### Task description:
Without including any images, repeat the data exactly.

===== Data shown

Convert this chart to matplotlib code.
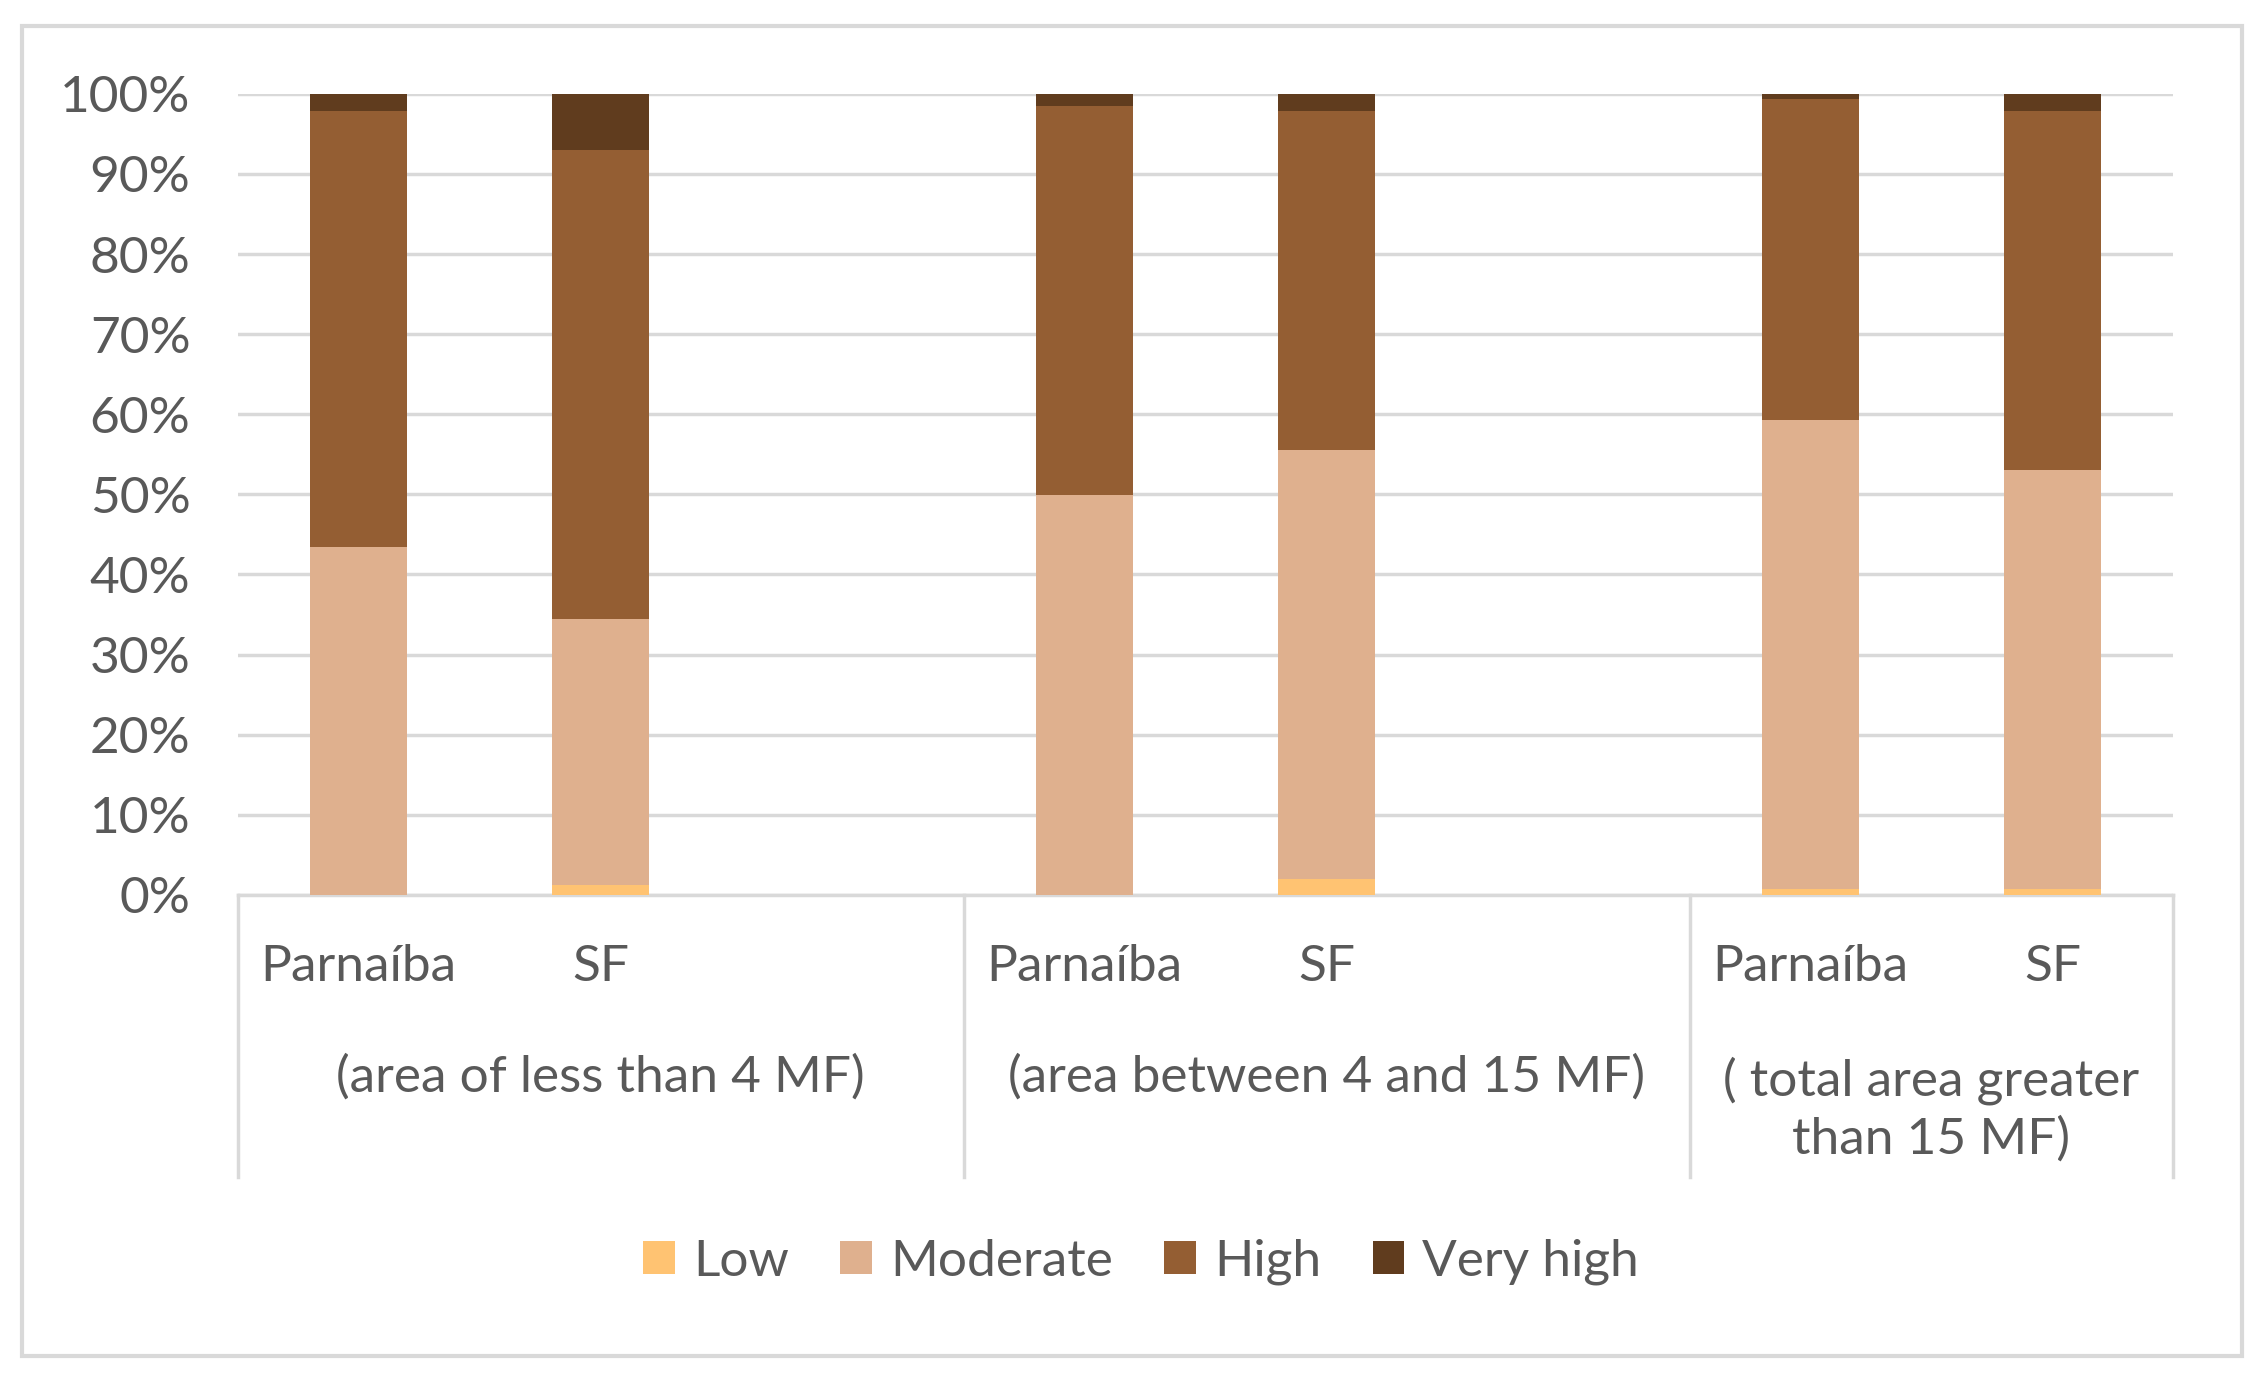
import matplotlib.pyplot as plt
from matplotlib.patches import Rectangle
from matplotlib.ticker import FuncFormatter
import numpy as np

# values (percent of each bar)
sub_labels = ["Parnaíba", "SF"]
group_labels = ["(area of less than 4 MF)", "(area between 4 and 15 MF)",
                "( total area greater\nthan 15 MF)"]
levels = ["Low", "Moderate", "High", "Very high"]

low = [0.0, 1.3, 0.0, 2.0, 0.8, 0.8]
moderate = [43.4, 33.1, 49.9, 53.5, 58.5, 52.2]
high = [54.4, 58.6, 48.6, 42.3, 40.1, 44.8]
very_high = [2.2, 7.0, 1.5, 2.2, 0.6, 2.2]

colors = ["#FFC372", "#DFB08E", "#945E33", "#603C1E"]
text_col = "#595959"
grid_col = "#D9D9D9"
fs = 37

plt.rcParams['font.family'] = ['Lato', 'DejaVu Sans']

fig = plt.figure(figsize=(22.64, 13.79), dpi=100)
ax = fig.add_axes([0.105, 0.351, 0.855, 0.581])

# 8 slots: P, SF, (gap), P, SF, (gap), P, SF
pos = np.array([0, 1, 3, 4, 6, 7])
series = [low, moderate, high, very_high]
bottom = np.zeros(len(pos))
for name, vals, c in zip(levels, series, colors):
    vals = np.array(vals)
    ax.bar(pos, vals, width=0.4, bottom=bottom, color=c, label=name, zorder=3)
    bottom += vals

ax.set_xlim(-0.5, 7.5)
ax.set_ylim(0, 100)
ax.set_yticks(np.arange(0, 101, 10))
ax.yaxis.set_major_formatter(FuncFormatter(lambda v, p: f"{int(v)}%"))
ax.tick_params(axis='y', length=0, pad=34, labelsize=fs, labelcolor=text_col)
ax.set_xticks([])
ax.grid(axis='y', color=grid_col, linewidth=2.5, zorder=0)
for s in ["left", "right", "top"]:
    ax.spines[s].set_visible(False)
ax.spines["bottom"].set_color(grid_col)
ax.spines["bottom"].set_linewidth(2.5)

# two-level category axis
trans = ax.get_xaxis_transform()
for i, p in enumerate(pos):
    ax.text(p, -0.09, sub_labels[i % 2], transform=trans, ha='center', va='center',
            fontsize=fs, color=text_col)
for x in [-0.5, 2.5, 5.5, 7.5]:
    ax.plot([x, x], [0, -0.352], transform=trans, color=grid_col, lw=2.5, clip_on=False)
group_x = [1.0, 4.0, 6.5]
group_y = [-0.227, -0.227, -0.268]
for gx, gy, g in zip(group_x, group_y, group_labels):
    ax.text(gx, gy, g, transform=trans, ha='center', va='center',
            fontsize=fs, color=text_col, linespacing=1.3)

fig.legend(loc='center', bbox_to_anchor=(0.504, 0.085), ncol=4, frameon=False,
           fontsize=fs, labelcolor=text_col, handlelength=0.62, handleheight=0.62,
           handletextpad=0.35, columnspacing=1.0)

fig.patches.append(Rectangle((0.0095, 0.017), 0.981, 0.964, transform=fig.transFigure,
                             fill=False, edgecolor=grid_col, linewidth=3))

fig.savefig("out.png", dpi=100, facecolor="white")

==========

### Exercise output:
Convert this chart to matplotlib code.
import matplotlib.pyplot as plt
from matplotlib.patches import Rectangle
from matplotlib.ticker import FuncFormatter
import numpy as np

# values (percent of each bar)
sub_labels = ["Parnaíba", "SF"]
group_labels = ["(area of less than 4 MF)", "(area between 4 and 15 MF)",
                "( total area greater\nthan 15 MF)"]
levels = ["Low", "Moderate", "High", "Very high"]

low = [0.0, 1.3, 0.0, 2.0, 0.8, 0.8]
moderate = [43.4, 33.1, 49.9, 53.5, 58.5, 52.2]
high = [54.4, 58.6, 48.6, 42.3, 40.1, 44.8]
very_high = [2.2, 7.0, 1.5, 2.2, 0.6, 2.2]

colors = ["#FFC372", "#DFB08E", "#945E33", "#603C1E"]
text_col = "#595959"
grid_col = "#D9D9D9"
fs = 37

plt.rcParams['font.family'] = ['Lato', 'DejaVu Sans']

fig = plt.figure(figsize=(22.64, 13.79), dpi=100)
ax = fig.add_axes([0.105, 0.351, 0.855, 0.581])

# 8 slots: P, SF, (gap), P, SF, (gap), P, SF
pos = np.array([0, 1, 3, 4, 6, 7])
series = [low, moderate, high, very_high]
bottom = np.zeros(len(pos))
for name, vals, c in zip(levels, series, colors):
    vals = np.array(vals)
    ax.bar(pos, vals, width=0.4, bottom=bottom, color=c, label=name, zorder=3)
    bottom += vals

ax.set_xlim(-0.5, 7.5)
ax.set_ylim(0, 100)
ax.set_yticks(np.arange(0, 101, 10))
ax.yaxis.set_major_formatter(FuncFormatter(lambda v, p: f"{int(v)}%"))
ax.tick_params(axis='y', length=0, pad=34, labelsize=fs, labelcolor=text_col)
ax.set_xticks([])
ax.grid(axis='y', color=grid_col, linewidth=2.5, zorder=0)
for s in ["left", "right", "top"]:
    ax.spines[s].set_visible(False)
ax.spines["bottom"].set_color(grid_col)
ax.spines["bottom"].set_linewidth(2.5)

# two-level category axis
trans = ax.get_xaxis_transform()
for i, p in enumerate(pos):
    ax.text(p, -0.09, sub_labels[i % 2], transform=trans, ha='center', va='center',
            fontsize=fs, color=text_col)
for x in [-0.5, 2.5, 5.5, 7.5]:
    ax.plot([x, x], [0, -0.352], transform=trans, color=grid_col, lw=2.5, clip_on=False)
group_x = [1.0, 4.0, 6.5]
group_y = [-0.227, -0.227, -0.268]
for gx, gy, g in zip(group_x, group_y, group_labels):
    ax.text(gx, gy, g, transform=trans, ha='center', va='center',
            fontsize=fs, color=text_col, linespacing=1.3)

fig.legend(loc='center', bbox_to_anchor=(0.504, 0.085), ncol=4, frameon=False,
           fontsize=fs, labelcolor=text_col, handlelength=0.62, handleheight=0.62,
           handletextpad=0.35, columnspacing=1.0)

fig.patches.append(Rectangle((0.0095, 0.017), 0.981, 0.964, transform=fig.transFigure,
                             fill=False, edgecolor=grid_col, linewidth=3))

fig.savefig("out.png", dpi=100, facecolor="white")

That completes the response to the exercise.